Peru opens Machu Picchu for a single Japanese tourist after almost seven-month wait
LIMA (Reuters) - Peru opened the ruins of Machu Picchu to a single Japanese tourist after waiting almost seven months to enter the Inca citadel while trapped during the coronavirus outbreak in the Andean country.
Jesse Takayama's entry into the ruins came thanks to a special request he submitted when he had been stranded on the slopes of the mountains near the place in the town of Aguas Calientes since mid-March, Culture Minister Alejandro Neyra said Monday.
"He came to Peru with the dream of being able to enter," said Neyra in a virtual press conference. "The Japanese citizen entered with our park manager so that he could do this before returning to his country."
Takayama, his ticket since March, entered the ruins of the citadel, built more than 500 years ago, on Saturday and was the first visitor in seven months to wander the world heritage site. His original plan was to spend just a few days in Peru to take in Machu Picchu.

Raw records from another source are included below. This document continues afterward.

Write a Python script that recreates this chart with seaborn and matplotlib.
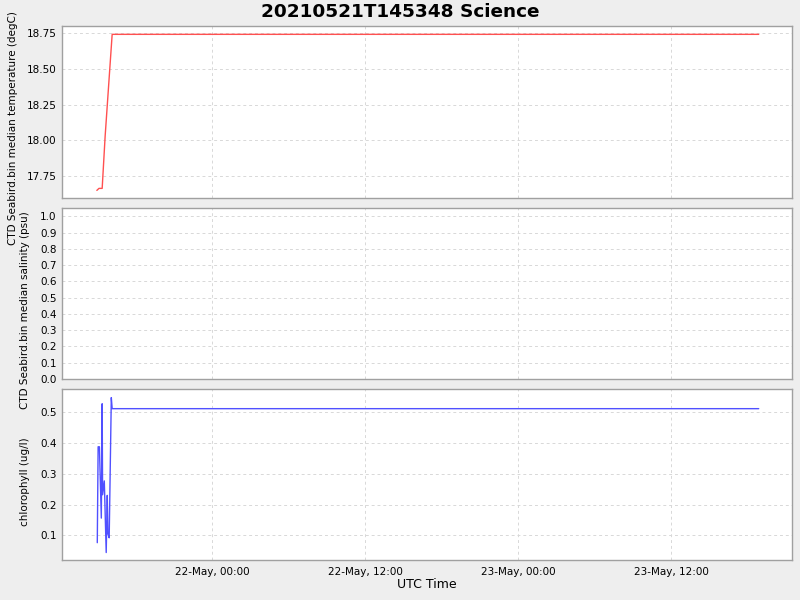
import matplotlib
matplotlib.use("Agg")
import matplotlib.pyplot as plt
import matplotlib.dates as mdates
import seaborn as sns
import pandas as pd
import numpy as np

# ---- data ----
temp_times = ["2021-05-21 14:57", "2021-05-21 15:07", "2021-05-21 15:22",
              "2021-05-21 15:36", "2021-05-21 16:09", "2021-05-23 18:51"]
temp_vals = [17.652, 17.666, 17.666, 18.03, 18.739, 18.739]

sal_times = []
sal_vals = []

chl_times = ["2021-05-21 14:59", "2021-05-21 15:03", "2021-05-21 15:09",
             "2021-05-21 15:18", "2021-05-21 15:22", "2021-05-21 15:24",
             "2021-05-21 15:32", "2021-05-21 15:41", "2021-05-21 15:46",
             "2021-05-21 15:49", "2021-05-21 15:55", "2021-05-21 16:05",
             "2021-05-21 16:09", "2021-05-23 18:51"]
chl_vals = [0.076, 0.388, 0.388, 0.156, 0.528, 0.232, 0.277, 0.044,
            0.230, 0.105, 0.092, 0.548, 0.512, 0.512]

title = "20210521T145348 Science"
ylabels = ["CTD Seabird.bin median temperature (degC)",
           "CTD Seabird.bin median salinity (psu)",
           "chlorophyll (ug/l)"]
xlabel = "UTC Time"
x_start = "2021-05-21 12:13"
x_end = "2021-05-23 21:29"

sns.set_style("white", {
    "axes.facecolor": "white",
    "figure.facecolor": "#EEEEEE",
    "axes.edgecolor": "#A0A0A0",
    "grid.color": "#D8D8D8",
    "grid.linestyle": "--",
    "text.color": "black",
    "axes.labelcolor": "black",
    "xtick.color": "black",
    "ytick.color": "black",
})
plt.rcParams["font.family"] = ["DejaVu Sans"]

temp_df = pd.DataFrame({"time": pd.to_datetime(temp_times), "value": temp_vals})
chl_df = pd.DataFrame({"time": pd.to_datetime(chl_times), "value": chl_vals})

fig = plt.figure(figsize=(8, 6), dpi=100)
fig.patch.set_facecolor("#EEEEEE")

W, H = 800.0, 600.0
left, right = 62 / W, 792.3 / W
boxes = [(26.3, 198.0), (208.3, 379.0), (389.3, 560.0)]
axes = []
for top, bot in boxes:
    ax = fig.add_axes([left, 1 - bot / H, right - left, (bot - top) / H])
    axes.append(ax)

ax1, ax2, ax3 = axes

sns.lineplot(data=temp_df, x="time", y="value", ax=ax1, color="#FF5050",
             linewidth=1.0, estimator=None)
sns.lineplot(data=chl_df, x="time", y="value", ax=ax3, color="#5050FF",
             linewidth=1.0, estimator=None)

ax1.set_ylim(17.599, 18.795)
ax1.set_yticks([17.75, 18.00, 18.25, 18.50, 18.75])
ax1.yaxis.set_major_formatter(matplotlib.ticker.FormatStrFormatter("%.2f"))
ax2.set_ylim(0, 1.049)
ax2.set_yticks(np.round(np.arange(0, 1.01, 0.1), 1))
ax2.yaxis.set_major_formatter(matplotlib.ticker.FormatStrFormatter("%.1f"))
ax3.set_ylim(0.0197, 0.575)
ax3.set_yticks([0.1, 0.2, 0.3, 0.4, 0.5])
ax3.yaxis.set_major_formatter(matplotlib.ticker.FormatStrFormatter("%.1f"))

xs, xe = pd.Timestamp(x_start), pd.Timestamp(x_end)
label_pos = [(18, 128), (30, 310), (30, 482)]
for i, ax in enumerate(axes):
    ax.set_xlim(xs, xe)
    ax.xaxis.set_major_locator(mdates.HourLocator(byhour=[0, 12]))
    ax.xaxis.set_major_formatter(mdates.DateFormatter("%d-%b, %H:%M"))
    ax.grid(True, which="major", color="#D8D8D8", linestyle=(0, (3, 3)), linewidth=0.7)
    for s in ax.spines.values():
        s.set_visible(True)
        s.set_color("#A0A0A0")
        s.set_linewidth(1.0)
    ax.tick_params(axis="y", which="major", length=2, width=0.8, color="#A0A0A0",
                   labelcolor="black", labelsize=7.5, pad=2)
    ax.set_xlabel("")
    ax.set_ylabel(ylabels[i], fontsize=7.5, color="black")
    px, py = label_pos[i]
    ax.yaxis.set_label_coords(px / W, 1 - py / H, transform=fig.transFigure)
    if i < 2:
        ax.tick_params(axis="x", which="major", length=0, labelbottom=False)
    else:
        ax.tick_params(axis="x", which="major", length=3, width=0.8, color="#A0A0A0",
                       labelcolor="black", labelsize=7.5, pad=2)

fig.text(427 / W, 1 - 585 / H, xlabel, ha="center", va="center", fontsize=9,
         color="black")
fig.text(400 / W, 1 - 12 / H, title, ha="center", va="center", fontsize=13.3,
         fontweight="bold", color="black")

fig.savefig("out.png", dpi=100, facecolor=fig.get_facecolor())
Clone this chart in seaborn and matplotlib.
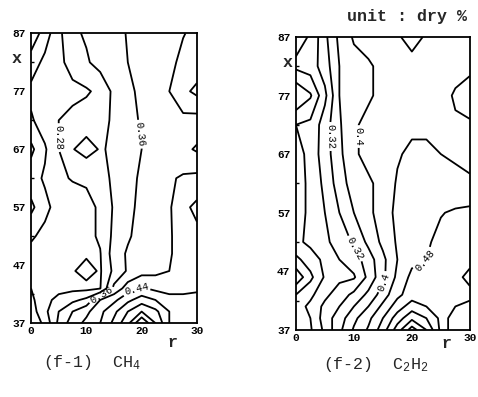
import numpy as np
import matplotlib
matplotlib.use("Agg")
import matplotlib.pyplot as plt
import seaborn as sns

sns.set_theme(style="white")
plt.rcParams['font.family'] = ['Liberation Mono', 'DejaVu Sans']
plt.rcParams['mathtext.fontset'] = 'custom'
plt.rcParams['mathtext.rm'] = 'Liberation Mono'
plt.rcParams['mathtext.it'] = 'Liberation Mono'

# grid (r across, x up)
r_vals = [0, 2.5, 5, 7.5, 10, 12.5, 15, 17.5, 20, 22.5, 25, 27.5, 30]
x_vals = [87, 82, 77, 72, 67, 62, 57, 52, 49, 46, 43, 41, 39, 37]

# (f-1) CH4, rows from x=87 down to x=37
ch4 = [
    [0.17, 0.22, 0.27, 0.312, 0.325, 0.34, 0.35, 0.362, 0.37, 0.38, 0.39, 0.399, 0.405],
    [0.22, 0.25, 0.27, 0.295, 0.315, 0.335, 0.35, 0.36, 0.37, 0.38, 0.395, 0.405, 0.415],
    [0.25, 0.26, 0.265, 0.27, 0.275, 0.29, 0.33, 0.35, 0.37, 0.385, 0.40, 0.43, 0.45],
    [0.235, 0.26, 0.28, 0.29, 0.30, 0.31, 0.325, 0.345, 0.365, 0.38, 0.395, 0.39, 0.385],
    [0.19, 0.235, 0.28, 0.318, 0.335, 0.317, 0.325, 0.345, 0.36, 0.375, 0.385, 0.37, 0.355],
    [0.225, 0.245, 0.275, 0.282, 0.285, 0.30, 0.33, 0.35, 0.365, 0.38, 0.395, 0.405, 0.41],
    [0.19, 0.23, 0.255, 0.265, 0.27, 0.285, 0.325, 0.35, 0.37, 0.385, 0.395, 0.43, 0.45],
    [0.235, 0.25, 0.26, 0.265, 0.27, 0.285, 0.33, 0.355, 0.375, 0.385, 0.395, 0.42, 0.43],
    [0.25, 0.255, 0.262, 0.27, 0.275, 0.278, 0.34, 0.365, 0.38, 0.39, 0.395, 0.42, 0.43],
    [0.25, 0.258, 0.265, 0.277, 0.292, 0.276, 0.33, 0.365, 0.385, 0.39, 0.40, 0.42, 0.43],
    [0.24, 0.26, 0.27, 0.27, 0.27, 0.278, 0.37, 0.42, 0.445, 0.43, 0.42, 0.43, 0.435],
    [0.23, 0.27, 0.29, 0.31, 0.33, 0.40, 0.43, 0.47, 0.50, 0.48, 0.46, 0.45, 0.45],
    [0.22, 0.27, 0.32, 0.36, 0.39, 0.43, 0.47, 0.52, 0.56, 0.53, 0.48, 0.46, 0.46],
    [0.21, 0.25, 0.33, 0.38, 0.41, 0.44, 0.49, 0.55, 0.64, 0.56, 0.48, 0.46, 0.47],
]

# (f-2) C2H2, rows from x=87 down to x=37
c2h2 = [
    [0.22, 0.245, 0.31, 0.37, 0.405, 0.415, 0.42, 0.435, 0.455, 0.435, 0.425, 0.43, 0.43],
    [0.25, 0.26, 0.30, 0.36, 0.385, 0.395, 0.41, 0.42, 0.425, 0.42, 0.42, 0.425, 0.43],
    [0.16, 0.195, 0.27, 0.36, 0.38, 0.395, 0.41, 0.42, 0.42, 0.42, 0.425, 0.445, 0.46],
    [0.24, 0.25, 0.30, 0.355, 0.395, 0.41, 0.42, 0.425, 0.43, 0.43, 0.43, 0.435, 0.435],
    [0.22, 0.255, 0.30, 0.35, 0.395, 0.41, 0.415, 0.435, 0.45, 0.45, 0.44, 0.435, 0.43],
    [0.22, 0.25, 0.29, 0.34, 0.38, 0.395, 0.41, 0.445, 0.46, 0.46, 0.455, 0.45, 0.445],
    [0.22, 0.25, 0.28, 0.32, 0.36, 0.39, 0.42, 0.45, 0.47, 0.475, 0.478, 0.485, 0.49],
    [0.23, 0.25, 0.27, 0.30, 0.325, 0.37, 0.41, 0.445, 0.465, 0.475, 0.49, 0.50, 0.50],
    [0.19, 0.22, 0.25, 0.28, 0.30, 0.34, 0.39, 0.44, 0.47, 0.48, 0.495, 0.51, 0.51],
    [0.13, 0.19, 0.245, 0.27, 0.275, 0.33, 0.39, 0.45, 0.49, 0.50, 0.505, 0.51, 0.53],
    [0.20, 0.23, 0.27, 0.30, 0.33, 0.37, 0.42, 0.47, 0.50, 0.505, 0.50, 0.505, 0.51],
    [0.22, 0.25, 0.29, 0.32, 0.36, 0.40, 0.45, 0.50, 0.54, 0.52, 0.51, 0.52, 0.53],
    [0.21, 0.24, 0.30, 0.34, 0.39, 0.43, 0.48, 0.54, 0.59, 0.56, 0.51, 0.53, 0.55],
    [0.20, 0.235, 0.29, 0.35, 0.405, 0.445, 0.50, 0.58, 0.66, 0.60, 0.51, 0.53, 0.55],
]

levels = [0.16, 0.20, 0.24, 0.28, 0.32, 0.36, 0.40, 0.44, 0.48, 0.52, 0.56, 0.60, 0.64]
# labelled level -> spots where the label sits
ch4_labels = {0.28: [(5.6, 69)], 0.36: [(18.8, 69.5), (12.5, 42.2)], 0.44: [(19.7, 41.5)]}
c2h2_labels = {0.32: [(5.5, 70), (9.8, 50.7)], 0.40: [(10.5, 70), (14.5, 45.4)],
               0.48: [(22.6, 48.4)]}
y_ticks = [37, 47, 57, 67, 77, 87]
y_minor = [42, 52, 62, 72, 82]
x_ticks = [0, 10, 20, 30]


def fmt(v):
    return ('%.2f' % v).rstrip('0')


def draw_panel(ax, field, labels, xlab_pos, rlab_pos):
    Z = np.array(field)[::-1]
    xs = x_vals[::-1]
    plain = [l for l in levels if l not in labels]
    ax.contour(r_vals, xs, Z, levels=plain, colors='black', linewidths=1.3)
    for lev, spots in labels.items():
        cs = ax.contour(r_vals, xs, Z, levels=[lev], colors='black', linewidths=1.3)
        ax.clabel(cs, manual=spots, fmt=fmt, fontsize=7.5, inline=True, inline_spacing=2)
    ax.set_xlim(0, 30)
    ax.set_ylim(37, 87)
    ax.set_xticks(x_ticks)
    ax.set_yticks(y_ticks)
    ax.set_yticks(y_minor, minor=True)
    ax.set_xticklabels([str(t) for t in x_ticks], fontweight='bold')
    ax.set_yticklabels([str(t) for t in y_ticks], fontweight='bold')
    ax.tick_params(which='major', direction='in', length=3, width=1, labelsize=8,
                   colors='black')
    ax.tick_params(axis='y', which='major', pad=4)
    ax.tick_params(axis='x', which='major', pad=2)
    ax.tick_params(which='minor', axis='y', direction='in', length=2.5, width=1,
                   colors='black', left=True)
    for sp in ax.spines.values():
        sp.set_color('black')
        sp.set_linewidth(1.3)
    ax.text(xlab_pos[0], xlab_pos[1], 'x', transform=ax.transAxes, fontsize=12,
            fontweight='bold', ha='center', va='center')
    ax.text(rlab_pos[0], rlab_pos[1], 'r', transform=ax.transAxes, fontsize=12,
            fontweight='bold', ha='center', va='center')


fig = plt.figure(figsize=(4.78, 3.97), dpi=100)
ax1 = fig.add_axes([0.065, 0.186, 0.347, 0.730])
ax2 = fig.add_axes([0.619, 0.169, 0.364, 0.738])

draw_panel(ax1, ch4, ch4_labels, (-0.09, 0.914), (0.85, -0.066))
draw_panel(ax2, c2h2, c2h2_labels, (-0.05, 0.911), (0.868, -0.046))

fig.text(92 / 478, 1 - 362 / 397, '(f-1)  CH$_4$', ha='center', va='center', fontsize=12)
fig.text(376 / 478, 1 - 364 / 397, '(f-2)  C$_2$H$_2$', ha='center', va='center',
         fontsize=12)
fig.text(407 / 478, 1 - 16 / 397, 'unit : dry %', ha='center', va='center',
         fontsize=12, fontweight='bold')

fig.savefig('out.png', dpi=100, facecolor='white')
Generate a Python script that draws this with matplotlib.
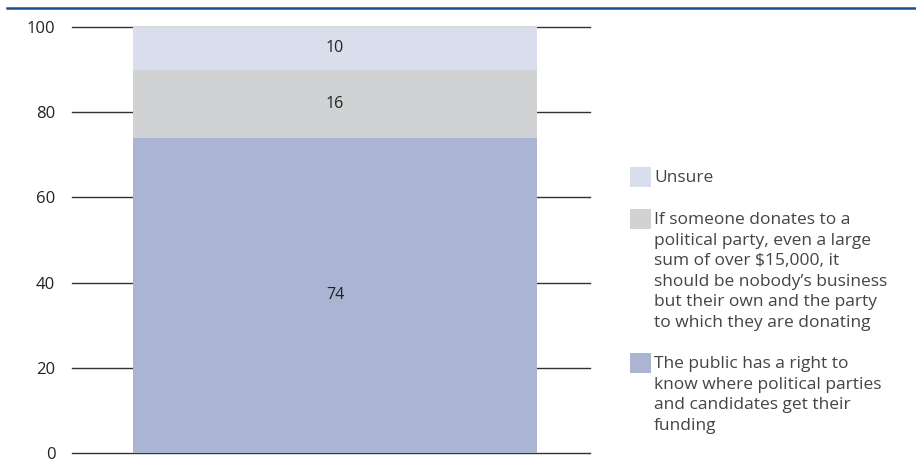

"That's so incredible! Thank you!" Takayama said in a video that was shot on the top of Machu Picchu Mountain.
Minister Neyra said that in November the stone ruins of Machu Picchu will reopen to national and foreign tourists without giving the date. The site will allow 30% of its normal capacity of 675 people per day.
"We are still in the middle of a pandemic," said Neyra. "It is done with the necessary care."